Tuesday, January 26, 2010

Child poverty

There is perhaps no policy failure of the Labour Government that is more damning than their failure to properly address child poverty throughout the UK.

The policy started with a vague and unattainable* to abolish child poverty (by 2020?) in one of those moments where a sound-bite beats intelligent thought.

Then, in a half-hearted and uncoordinated fashion a series of policies were bolted together in an attempt to create a coherent strategy.

As the pledge wasn't really sincere, the policies were themselves untargetted and the consequences were an inevtiable failure of the policy.

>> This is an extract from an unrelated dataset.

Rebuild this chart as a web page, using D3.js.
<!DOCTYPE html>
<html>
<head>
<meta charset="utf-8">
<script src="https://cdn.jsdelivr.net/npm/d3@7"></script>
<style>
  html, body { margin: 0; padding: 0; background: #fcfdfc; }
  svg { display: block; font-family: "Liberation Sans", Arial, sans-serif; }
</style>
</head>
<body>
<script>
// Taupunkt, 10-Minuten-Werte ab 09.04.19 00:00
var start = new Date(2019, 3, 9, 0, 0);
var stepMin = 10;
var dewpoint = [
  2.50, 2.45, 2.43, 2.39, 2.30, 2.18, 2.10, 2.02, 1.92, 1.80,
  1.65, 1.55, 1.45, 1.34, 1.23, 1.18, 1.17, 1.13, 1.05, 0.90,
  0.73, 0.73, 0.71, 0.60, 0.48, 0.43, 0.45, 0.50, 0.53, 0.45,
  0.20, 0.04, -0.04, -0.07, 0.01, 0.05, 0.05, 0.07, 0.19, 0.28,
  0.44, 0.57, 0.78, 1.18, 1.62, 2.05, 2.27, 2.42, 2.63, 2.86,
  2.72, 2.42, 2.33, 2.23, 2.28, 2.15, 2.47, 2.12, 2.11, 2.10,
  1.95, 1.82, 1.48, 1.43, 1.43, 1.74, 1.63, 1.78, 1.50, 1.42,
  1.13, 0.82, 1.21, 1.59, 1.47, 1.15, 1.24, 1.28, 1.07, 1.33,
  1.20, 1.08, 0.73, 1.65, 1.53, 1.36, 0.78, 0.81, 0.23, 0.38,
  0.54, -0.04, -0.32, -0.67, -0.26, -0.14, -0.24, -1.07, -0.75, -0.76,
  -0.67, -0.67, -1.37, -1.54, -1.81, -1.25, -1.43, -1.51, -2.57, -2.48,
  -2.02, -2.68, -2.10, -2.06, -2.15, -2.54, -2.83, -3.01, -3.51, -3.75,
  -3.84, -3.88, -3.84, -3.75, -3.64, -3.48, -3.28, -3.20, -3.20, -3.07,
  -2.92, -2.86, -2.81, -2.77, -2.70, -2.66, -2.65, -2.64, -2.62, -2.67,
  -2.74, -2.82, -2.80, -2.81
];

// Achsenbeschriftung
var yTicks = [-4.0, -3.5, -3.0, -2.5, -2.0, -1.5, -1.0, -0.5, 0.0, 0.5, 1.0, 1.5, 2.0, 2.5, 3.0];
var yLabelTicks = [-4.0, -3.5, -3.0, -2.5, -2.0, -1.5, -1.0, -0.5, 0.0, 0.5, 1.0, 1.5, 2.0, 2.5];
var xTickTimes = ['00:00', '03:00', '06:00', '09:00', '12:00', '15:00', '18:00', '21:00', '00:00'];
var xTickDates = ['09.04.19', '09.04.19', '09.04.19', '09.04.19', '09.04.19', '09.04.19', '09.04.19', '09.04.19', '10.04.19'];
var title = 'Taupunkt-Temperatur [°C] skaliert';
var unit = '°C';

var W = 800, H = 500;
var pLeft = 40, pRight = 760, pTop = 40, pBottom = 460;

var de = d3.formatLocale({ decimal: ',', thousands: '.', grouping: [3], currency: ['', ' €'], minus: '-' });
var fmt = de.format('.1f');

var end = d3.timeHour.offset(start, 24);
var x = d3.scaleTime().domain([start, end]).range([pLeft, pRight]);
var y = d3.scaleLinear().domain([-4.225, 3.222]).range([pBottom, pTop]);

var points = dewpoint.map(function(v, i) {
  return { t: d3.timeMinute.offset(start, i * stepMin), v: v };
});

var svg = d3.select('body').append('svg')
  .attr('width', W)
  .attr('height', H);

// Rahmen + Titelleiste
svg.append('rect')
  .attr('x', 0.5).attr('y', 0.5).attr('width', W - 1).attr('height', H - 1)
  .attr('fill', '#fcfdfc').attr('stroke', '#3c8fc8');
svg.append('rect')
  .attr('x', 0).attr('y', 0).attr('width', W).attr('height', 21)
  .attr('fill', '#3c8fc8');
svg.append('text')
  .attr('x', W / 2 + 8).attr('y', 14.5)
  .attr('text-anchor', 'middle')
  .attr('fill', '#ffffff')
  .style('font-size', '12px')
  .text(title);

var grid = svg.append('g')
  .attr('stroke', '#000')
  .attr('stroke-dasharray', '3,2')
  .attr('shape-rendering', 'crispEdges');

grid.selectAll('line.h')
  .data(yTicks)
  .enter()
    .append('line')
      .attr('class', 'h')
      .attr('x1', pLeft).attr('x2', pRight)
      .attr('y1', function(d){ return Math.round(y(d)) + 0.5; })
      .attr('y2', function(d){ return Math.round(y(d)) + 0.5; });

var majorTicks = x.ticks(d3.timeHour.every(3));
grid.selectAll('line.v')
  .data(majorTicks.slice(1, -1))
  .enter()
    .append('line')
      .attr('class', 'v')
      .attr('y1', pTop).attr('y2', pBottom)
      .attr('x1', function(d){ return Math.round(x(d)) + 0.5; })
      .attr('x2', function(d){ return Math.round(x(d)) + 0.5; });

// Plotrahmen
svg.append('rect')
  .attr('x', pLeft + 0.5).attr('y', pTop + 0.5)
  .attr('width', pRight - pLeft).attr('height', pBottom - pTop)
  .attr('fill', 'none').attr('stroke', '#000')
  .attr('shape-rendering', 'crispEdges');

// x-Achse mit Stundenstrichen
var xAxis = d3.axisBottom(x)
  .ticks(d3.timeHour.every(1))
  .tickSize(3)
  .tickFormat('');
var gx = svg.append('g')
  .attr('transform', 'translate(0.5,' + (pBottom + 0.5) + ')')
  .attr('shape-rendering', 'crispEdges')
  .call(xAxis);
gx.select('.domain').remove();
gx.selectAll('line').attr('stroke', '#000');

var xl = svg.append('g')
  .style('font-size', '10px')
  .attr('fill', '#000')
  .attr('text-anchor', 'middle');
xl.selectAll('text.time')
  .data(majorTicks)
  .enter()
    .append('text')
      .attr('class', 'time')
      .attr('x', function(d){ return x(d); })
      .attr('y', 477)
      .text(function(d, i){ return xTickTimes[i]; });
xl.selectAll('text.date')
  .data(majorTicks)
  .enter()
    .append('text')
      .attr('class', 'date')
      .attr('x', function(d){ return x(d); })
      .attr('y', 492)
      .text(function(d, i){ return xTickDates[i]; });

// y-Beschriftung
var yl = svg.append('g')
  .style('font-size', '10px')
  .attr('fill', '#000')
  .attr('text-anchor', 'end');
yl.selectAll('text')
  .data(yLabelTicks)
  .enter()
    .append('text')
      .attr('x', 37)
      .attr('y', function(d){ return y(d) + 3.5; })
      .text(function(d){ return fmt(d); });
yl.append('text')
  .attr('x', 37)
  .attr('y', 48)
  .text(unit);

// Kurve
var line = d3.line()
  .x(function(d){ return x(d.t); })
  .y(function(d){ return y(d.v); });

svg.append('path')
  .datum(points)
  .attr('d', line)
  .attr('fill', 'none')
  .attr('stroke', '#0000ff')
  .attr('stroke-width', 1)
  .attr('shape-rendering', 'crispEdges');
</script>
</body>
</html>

Labour has presided over a dramatic increase in income inequality in the UK, and it seems quite unperturbed by their obsession with the rich and famous. Now there is nothing wrong with supporting economic growth and lauding these who create jobs and national wealth, but where this is augmented by policies that reduce the levels of tax paid by the very richest, whilst penalising the very poorest, then truly have they lost their way.

The effective marginal tax rates in the poorest are very high - up to 70% in some cases, whilst top tax payers face much lower rates, and with the best advice they can reduce these rates to negligible levels.

What we have in the UK is a dramatically stratified society where the extremes are polarising further and where the tax and benefits systems defines the new class structures, and mitigate against movement out of your strata.

Gordon Brown's obsession with micromanagement of policy has blinded him to the big-picture impact, and whilst each step may in itself make sense, the cumulative effect is enormously different.

It will require to be undone and replaced; and the question has got to be just how the Tories will do this without causing further polarisation.

It cannot be done without causing pain as the rules change, but it needs to be done to change society if there is any real desire to reduce child poverty.

* 'Poverty' is a relative measure of income compared to the average. As the income of the poor increases, the average increases and the threshold for stopping being 'poor' increases. You can never abolish poverty, you can only minimise the number of people in that category.